» **TO DO**
Write out each line in which the string "with" is present.

[begin ENTRIES SHOWN]

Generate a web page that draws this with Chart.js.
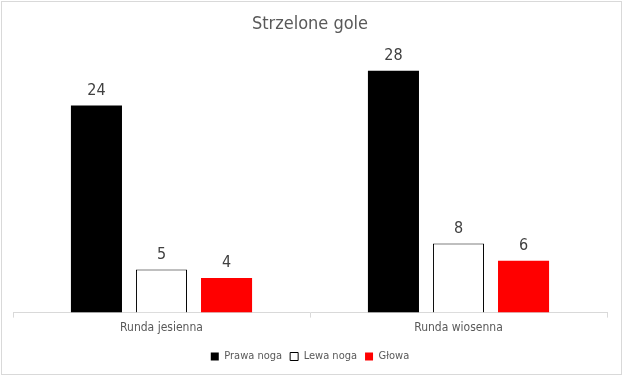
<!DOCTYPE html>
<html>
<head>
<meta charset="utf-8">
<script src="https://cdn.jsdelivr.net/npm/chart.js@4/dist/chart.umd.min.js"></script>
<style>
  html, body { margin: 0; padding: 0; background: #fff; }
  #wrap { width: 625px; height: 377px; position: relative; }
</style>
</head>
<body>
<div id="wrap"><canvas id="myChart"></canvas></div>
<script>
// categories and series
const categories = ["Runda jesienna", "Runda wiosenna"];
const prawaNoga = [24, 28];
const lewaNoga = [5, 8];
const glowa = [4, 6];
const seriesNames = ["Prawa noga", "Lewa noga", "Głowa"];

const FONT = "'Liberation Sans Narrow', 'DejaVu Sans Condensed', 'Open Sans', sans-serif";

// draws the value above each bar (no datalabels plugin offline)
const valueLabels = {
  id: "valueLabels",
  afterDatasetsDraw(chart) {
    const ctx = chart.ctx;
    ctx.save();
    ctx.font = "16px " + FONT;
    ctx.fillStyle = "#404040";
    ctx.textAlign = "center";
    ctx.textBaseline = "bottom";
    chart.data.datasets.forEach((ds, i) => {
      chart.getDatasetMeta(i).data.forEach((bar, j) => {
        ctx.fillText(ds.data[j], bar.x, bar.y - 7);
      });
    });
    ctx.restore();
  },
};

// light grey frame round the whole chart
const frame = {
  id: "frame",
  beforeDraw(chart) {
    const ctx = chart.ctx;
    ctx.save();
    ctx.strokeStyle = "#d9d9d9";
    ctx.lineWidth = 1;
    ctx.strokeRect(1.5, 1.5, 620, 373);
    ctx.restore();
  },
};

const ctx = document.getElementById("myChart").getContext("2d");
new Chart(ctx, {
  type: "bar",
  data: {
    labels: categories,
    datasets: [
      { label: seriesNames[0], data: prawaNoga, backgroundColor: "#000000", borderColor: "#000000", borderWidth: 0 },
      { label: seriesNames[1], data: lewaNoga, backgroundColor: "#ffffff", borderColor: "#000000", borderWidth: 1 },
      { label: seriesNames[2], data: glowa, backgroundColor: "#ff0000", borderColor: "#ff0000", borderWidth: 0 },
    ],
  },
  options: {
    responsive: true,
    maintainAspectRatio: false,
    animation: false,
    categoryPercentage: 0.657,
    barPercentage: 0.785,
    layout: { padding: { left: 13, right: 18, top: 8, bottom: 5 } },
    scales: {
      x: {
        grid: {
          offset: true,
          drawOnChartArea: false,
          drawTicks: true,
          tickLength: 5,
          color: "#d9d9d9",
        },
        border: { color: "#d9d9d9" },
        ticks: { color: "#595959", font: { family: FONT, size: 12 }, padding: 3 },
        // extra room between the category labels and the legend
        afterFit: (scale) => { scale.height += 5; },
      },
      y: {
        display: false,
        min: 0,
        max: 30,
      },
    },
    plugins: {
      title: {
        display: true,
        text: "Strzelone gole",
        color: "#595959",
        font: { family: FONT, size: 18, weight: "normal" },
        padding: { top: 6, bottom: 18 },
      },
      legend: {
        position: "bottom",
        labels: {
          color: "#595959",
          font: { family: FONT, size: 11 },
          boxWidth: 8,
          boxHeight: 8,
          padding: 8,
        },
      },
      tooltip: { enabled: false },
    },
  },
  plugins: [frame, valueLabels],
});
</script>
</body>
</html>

[end ENTRIES SHOWN]
[begin ENTRIES SHOWN]

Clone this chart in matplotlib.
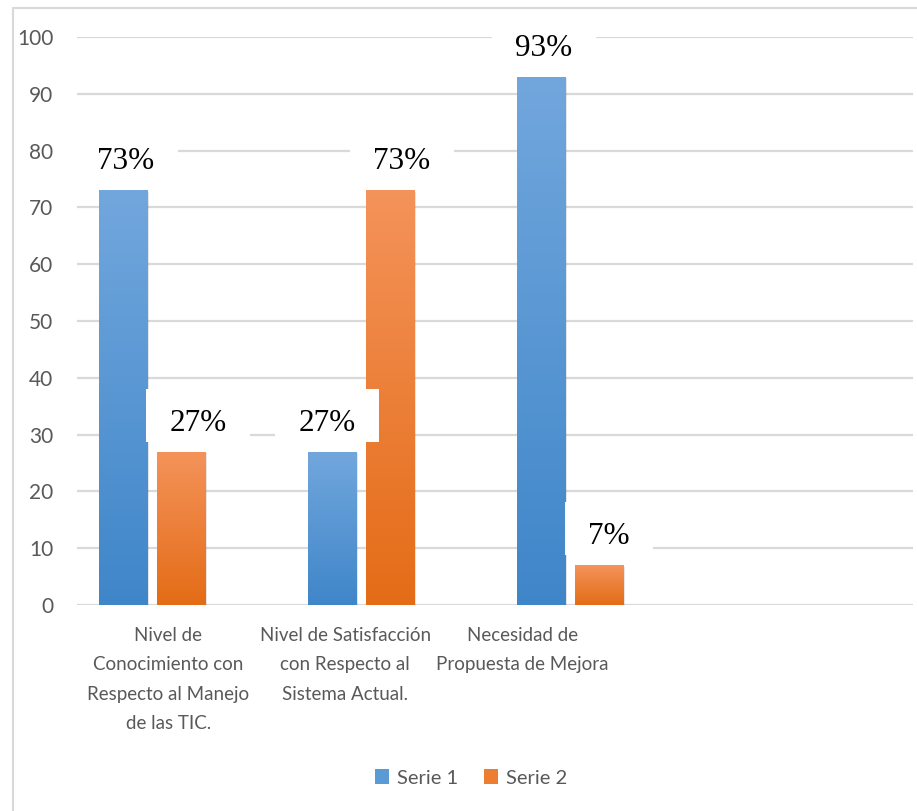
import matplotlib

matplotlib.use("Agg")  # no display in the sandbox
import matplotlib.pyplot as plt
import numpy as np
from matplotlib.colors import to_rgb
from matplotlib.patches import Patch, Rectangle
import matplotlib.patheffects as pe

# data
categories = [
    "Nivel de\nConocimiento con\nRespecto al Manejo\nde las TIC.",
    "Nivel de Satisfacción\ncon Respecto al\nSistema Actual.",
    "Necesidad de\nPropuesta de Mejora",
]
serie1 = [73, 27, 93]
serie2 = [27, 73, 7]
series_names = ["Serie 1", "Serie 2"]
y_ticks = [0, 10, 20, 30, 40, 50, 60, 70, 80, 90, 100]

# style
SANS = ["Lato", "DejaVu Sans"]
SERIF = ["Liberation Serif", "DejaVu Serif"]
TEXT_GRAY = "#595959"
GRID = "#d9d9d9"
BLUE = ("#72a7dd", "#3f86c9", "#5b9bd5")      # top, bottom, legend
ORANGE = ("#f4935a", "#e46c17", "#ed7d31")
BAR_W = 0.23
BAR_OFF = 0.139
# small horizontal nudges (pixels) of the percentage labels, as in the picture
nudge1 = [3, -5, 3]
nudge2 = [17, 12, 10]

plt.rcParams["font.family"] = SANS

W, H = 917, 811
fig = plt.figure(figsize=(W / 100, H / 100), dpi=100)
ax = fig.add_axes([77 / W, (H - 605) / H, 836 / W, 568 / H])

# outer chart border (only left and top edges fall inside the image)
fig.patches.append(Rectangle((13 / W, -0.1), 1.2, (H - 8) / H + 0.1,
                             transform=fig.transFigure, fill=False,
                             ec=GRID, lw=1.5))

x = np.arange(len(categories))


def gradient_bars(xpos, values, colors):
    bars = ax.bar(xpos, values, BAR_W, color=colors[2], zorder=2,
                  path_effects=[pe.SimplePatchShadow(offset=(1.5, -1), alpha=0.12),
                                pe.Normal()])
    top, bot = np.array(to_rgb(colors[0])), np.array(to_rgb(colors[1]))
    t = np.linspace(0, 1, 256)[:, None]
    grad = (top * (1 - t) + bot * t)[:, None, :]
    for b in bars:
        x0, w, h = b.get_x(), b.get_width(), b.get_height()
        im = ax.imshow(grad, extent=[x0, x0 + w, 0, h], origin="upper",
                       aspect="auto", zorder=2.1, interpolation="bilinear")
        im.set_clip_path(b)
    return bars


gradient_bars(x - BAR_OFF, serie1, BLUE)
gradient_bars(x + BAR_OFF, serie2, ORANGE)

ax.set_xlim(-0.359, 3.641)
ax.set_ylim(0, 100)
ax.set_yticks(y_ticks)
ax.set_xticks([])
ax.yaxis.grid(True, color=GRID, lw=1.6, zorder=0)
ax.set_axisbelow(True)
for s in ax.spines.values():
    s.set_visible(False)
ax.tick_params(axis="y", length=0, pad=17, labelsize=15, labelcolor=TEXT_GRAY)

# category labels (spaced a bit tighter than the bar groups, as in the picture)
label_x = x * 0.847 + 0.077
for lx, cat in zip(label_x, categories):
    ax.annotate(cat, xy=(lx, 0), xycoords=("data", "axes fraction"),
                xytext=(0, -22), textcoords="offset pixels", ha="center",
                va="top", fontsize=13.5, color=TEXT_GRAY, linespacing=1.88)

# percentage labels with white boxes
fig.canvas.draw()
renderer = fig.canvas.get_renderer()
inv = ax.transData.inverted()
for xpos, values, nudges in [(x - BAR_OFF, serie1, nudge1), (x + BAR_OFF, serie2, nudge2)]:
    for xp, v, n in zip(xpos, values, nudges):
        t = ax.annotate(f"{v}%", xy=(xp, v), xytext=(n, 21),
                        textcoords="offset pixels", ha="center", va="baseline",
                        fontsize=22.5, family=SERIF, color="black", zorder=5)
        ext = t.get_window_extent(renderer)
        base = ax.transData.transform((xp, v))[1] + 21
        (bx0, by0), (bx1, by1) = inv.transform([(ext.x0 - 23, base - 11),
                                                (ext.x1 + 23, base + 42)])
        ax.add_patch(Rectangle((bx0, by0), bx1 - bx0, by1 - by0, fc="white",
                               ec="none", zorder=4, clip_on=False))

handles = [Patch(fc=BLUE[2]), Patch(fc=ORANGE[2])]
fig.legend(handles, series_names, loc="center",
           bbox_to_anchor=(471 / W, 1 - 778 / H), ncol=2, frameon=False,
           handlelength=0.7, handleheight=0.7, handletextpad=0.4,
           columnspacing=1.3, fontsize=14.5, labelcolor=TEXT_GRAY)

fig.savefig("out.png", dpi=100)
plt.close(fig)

[end ENTRIES SHOWN]

» **ANSWER**
Generate a web page that draws this with Chart.js.
# percentage labels with white boxes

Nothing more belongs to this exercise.